Around the same time, my sister was about 13 or 14 years old and just beginning to dabble in photography. She’s a talented professional photographer now, concentrating mostly on portraiture in the American South, but at the time she was just trying to whip out her pre-owned Nikon COOLPIX and take some top-notch glamour shots of herself. Throughout middle school, she curated an impressive portfolio of surprisingly attractive self-portraits (think Miss Teen Texas 2010 beauty pageant headshots here). As her begrudging photo assistant, I always silently prayed it would end soon so I could finish my Friday evening eating toaster waffles and google imaging Chad Michael Murray as God intended.

Anyhow, my Mother had bought some newfangled electronic frame to give my grandmother, loading it with family pictures to help her through her recovery. As the whole family gathered around my grandmother’s bed, my Mom placed the frame in front and started the photo presentation. Aw, it was a photo of all the cousins at my granddad’s farm! Look, a little me eating boiled peanuts with my grandma! There were photos of family reunions and birthdays and then, suddenly, my sister in a tiny red cocktail dress, looking back at it.

It was dead silent.

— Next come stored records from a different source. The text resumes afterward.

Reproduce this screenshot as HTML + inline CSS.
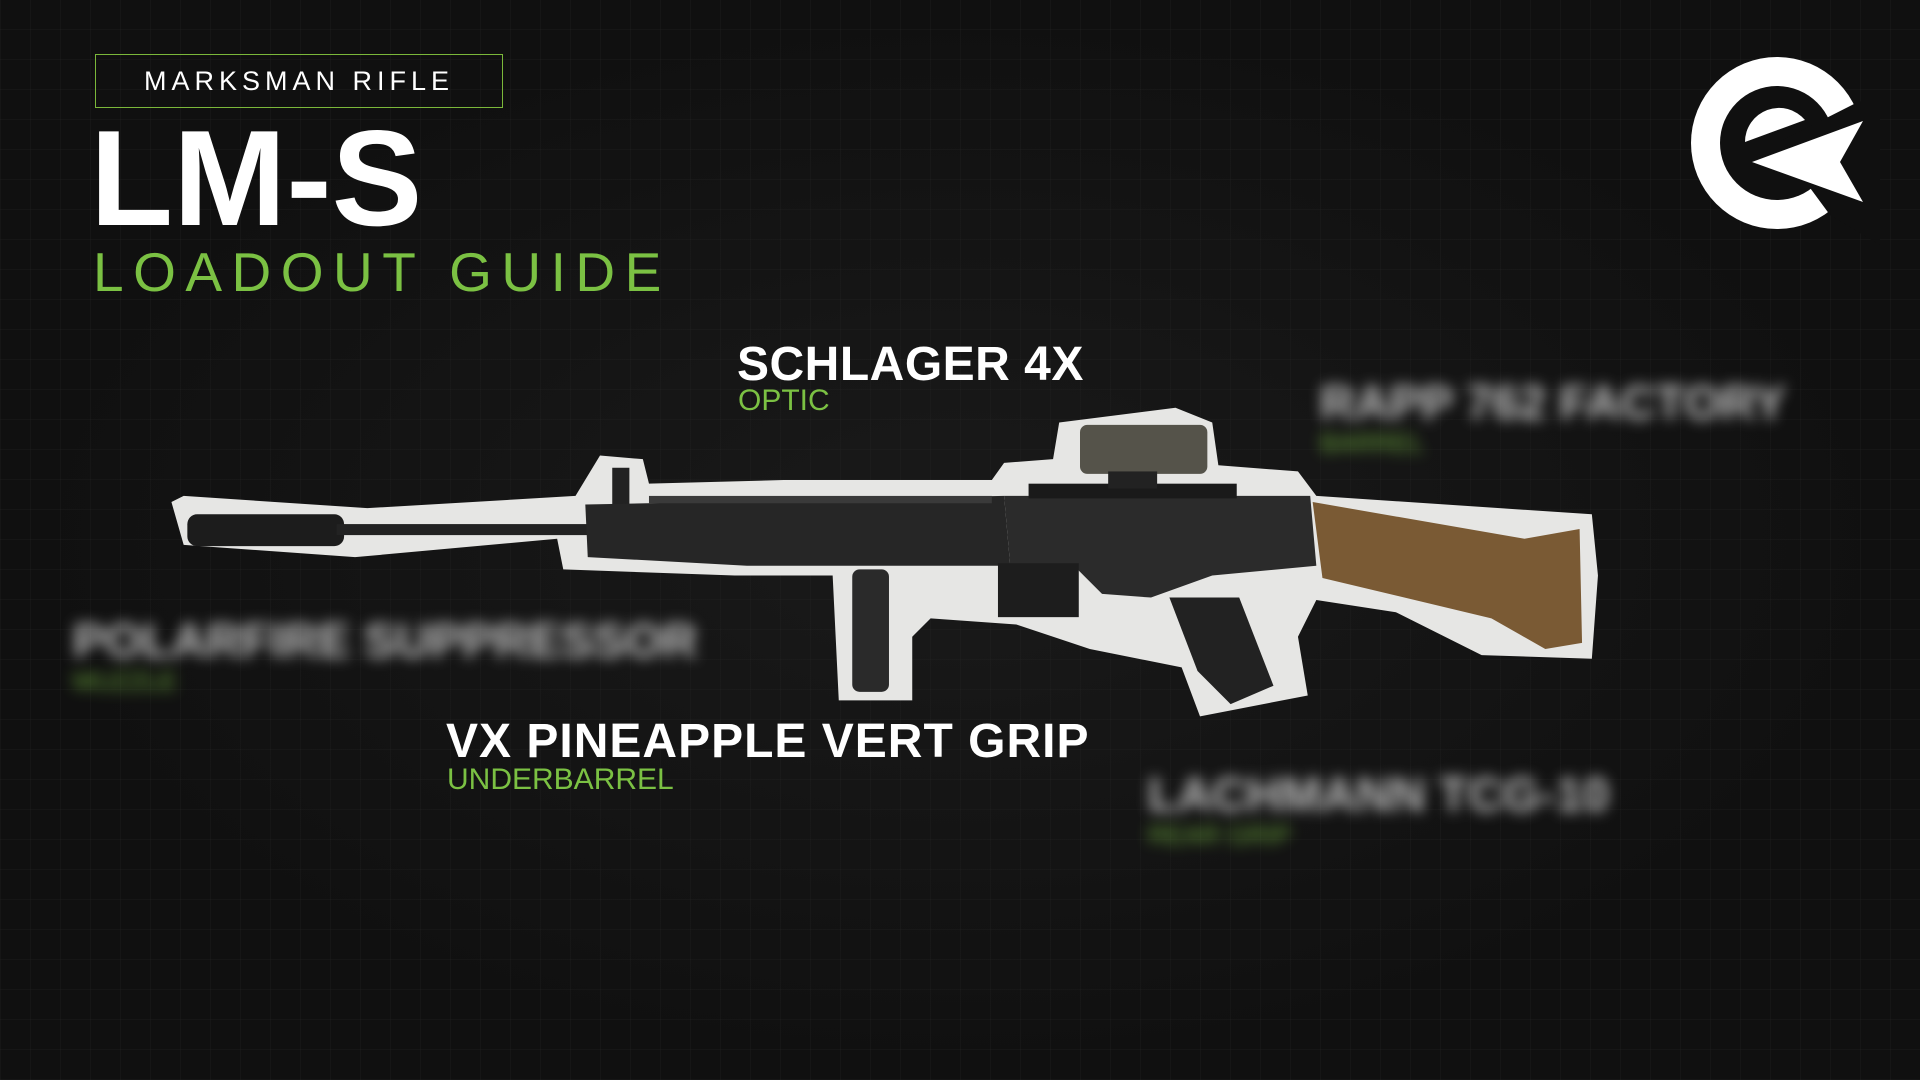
<!DOCTYPE html>
<html><head><meta charset="utf-8"><style>
html,body{margin:0;padding:0;width:1920px;height:1080px;overflow:hidden;background:#111111;}
body{position:relative;font-family:"Liberation Sans",sans-serif;
background:
radial-gradient(ellipse at 50% 50%, rgba(40,40,40,0.4), rgba(0,0,0,0) 70%),
repeating-linear-gradient(0deg, rgba(255,255,255,0.025) 0 1px, transparent 1px 30px),
repeating-linear-gradient(90deg, rgba(255,255,255,0.025) 0 1px, transparent 1px 30px),
#101010;}
.t{position:absolute;white-space:nowrap;}
.box{position:absolute;left:95px;top:54px;width:408px;height:54px;border:1.5px solid #7bb83a;box-sizing:border-box;color:#fff;font-size:27px;letter-spacing:5px;text-align:center;line-height:52px;}
.big{left:90px;top:110px;font-size:136px;font-weight:bold;color:#fff;letter-spacing:0px;line-height:1;}
.lg{left:93px;top:245px;font-size:55px;color:#7bc143;letter-spacing:9.5px;line-height:1;}
.n{font-weight:bold;color:#fff;font-size:48px;line-height:1;}
.s{color:#7bc143;font-size:30px;line-height:1;}
.bl{filter:blur(7px);opacity:.85}
</style></head><body>
<div class="box">MARKSMAN RIFLE</div>
<div class="t big">LM-S</div>
<div class="t lg">LOADOUT GUIDE</div>

<svg style="position:absolute;left:1680px;top:45px" width="200" height="200" viewBox="0 0 200 200">
<circle cx="97" cy="98" r="86" fill="#fff"/>
<circle cx="97" cy="98" r="57" fill="#101010"/>
<polygon points="97,98 176,58 200,50 200,200 150,170" fill="#101010"/>
<path d="M65,97 A34,34 0 0 1 125,75 Z" fill="#fff"/>
<polygon points="72,117 183,76 160,117 183,157" fill="#fff"/>
</svg>

<svg style="position:absolute;left:0;top:0" width="1920" height="1080" viewBox="0 0 1568 882" preserveAspectRatio="none">
<polygon fill="#e6e6e4" points="140,410 150,405 300,415 470,405 490,372 525,375 530,395 640,392 810,392 820,378 860,375 865,345 960,333 990,345 995,380 1060,385 1075,405 1300,420 1305,470 1300,538 1210,535 1140,500 1075,490 1060,520 1068,568 980,585 965,545 890,530 830,510 760,505 745,520 745,572 685,572 680,470 600,470 460,465 455,440 290,455 150,445"/>
<rect x="153" y="420" width="128" height="26" rx="8" fill="#1c1c1c"/>
<rect x="275" y="428" width="210" height="9" fill="#222"/>
<rect x="500" y="382" width="14" height="30" fill="#222"/>
<polygon fill="#262626" points="478,412 820,405 825,462 610,462 480,455"/>
<rect x="530" y="405" width="280" height="6" fill="#3a3a3a"/>
<polygon fill="#2b2b2b" points="820,405 1070,405 1075,462 990,470 940,488 900,485 880,465 825,462"/>
<rect x="840" y="395" width="170" height="12" fill="#1a1a1a"/>
<rect x="815" y="460" width="66" height="44" fill="#1d1d1d"/>
<rect x="696" y="465" width="30" height="100" rx="6" fill="#2a2a2a"/>
<polygon fill="#222" points="955,488 1012,488 1040,560 1005,575 978,548"/>
<polygon fill="#7a5a34" points="1072,410 1245,440 1290,432 1292,525 1262,530 1218,505 1080,472"/>
<rect x="882" y="347" width="104" height="40" rx="6" fill="#55534a"/>
<rect x="905" y="385" width="40" height="14" fill="#222"/>
</svg>

<div class="t n" style="left:737px;top:341px;letter-spacing:0.5px">SCHLAGER 4X</div>
<div class="t s" style="left:738px;top:386px">OPTIC</div>
<div class="t n" style="left:446px;top:718px;letter-spacing:1px">VX PINEAPPLE VERT GRIP</div>
<div class="t s" style="left:447px;top:765px">UNDERBARREL</div>

<div class="t n bl" style="left:1320px;top:380px;color:#ddd">RAPP 762 FACTORY</div>
<div class="t s bl" style="left:1320px;top:430px;font-size:26px">BARREL</div>
<div class="t n bl" style="left:73px;top:618px;color:#ddd">POLARFIRE SUPPRESSOR</div>
<div class="t s bl" style="left:73px;top:668px;font-size:26px">MUZZLE</div>
<div class="t n bl" style="left:1148px;top:772px;color:#ddd">LACHMANN TCG-10</div>
<div class="t s bl" style="left:1148px;top:822px;font-size:26px">REAR GRIP</div>
</body></html>
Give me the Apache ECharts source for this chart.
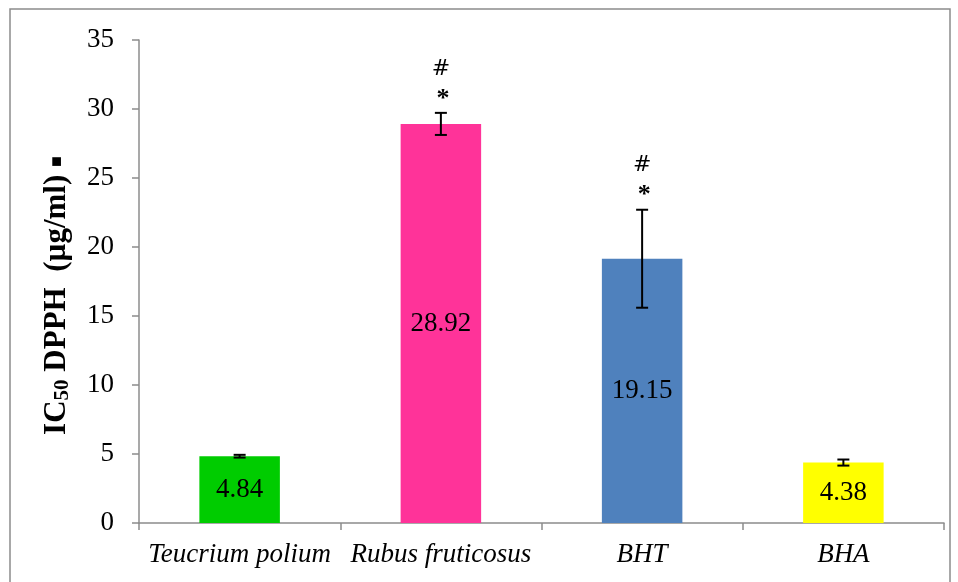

The slideshow continued with more wholesome family photos until, just as we were all unclenching our lips, another pin-up style photo of my sister appeared. This time she was in a Halloween costume interpretation of a sexy cowgirl. Tied-up plaid and cutoffs with fan-blown hair. One after another, the photos flooded in as we all realized that someone had made a mistake when uploading the photos. The slideshow concluded with an image that will forever be seared into my brain — a young, braces-wearing me in feathered boa, murdering an innocent chocolate-covered strawberry and winking into the camera.

My grandmother, unable to speak after her stroke, struggled out three words.

“Make. It. Stop.”

This story never fails me. It universally kills. Not only has it come in handy at numerous parties and dinners this past year, but I even told it at my tryout for the University’s mock trial team which I am now a member of. It’s funny, sure. There’s an element of dark humor there, but I would argue what makes this story a personal favorite is the element of embarrassment that everyone can relate to. It’s that element of embarrassment I’m looking forward to inevitably encountering in my second year.

I’m locked and loaded for some red-faced, sweat-stained embarrassment because I’m looking forward to achieving the ultimate goal in life — accruing more stories to tell. When you view every flub as an opportunity to make someone else laugh down the road, it’s hard to ever regret the stupidity of a singular moment. What’s more, people who never experience the occasional royal mess-up tend to be bores. Frankly, if any such people attend this University, I would ask that they continue being well-adjusted far away from me.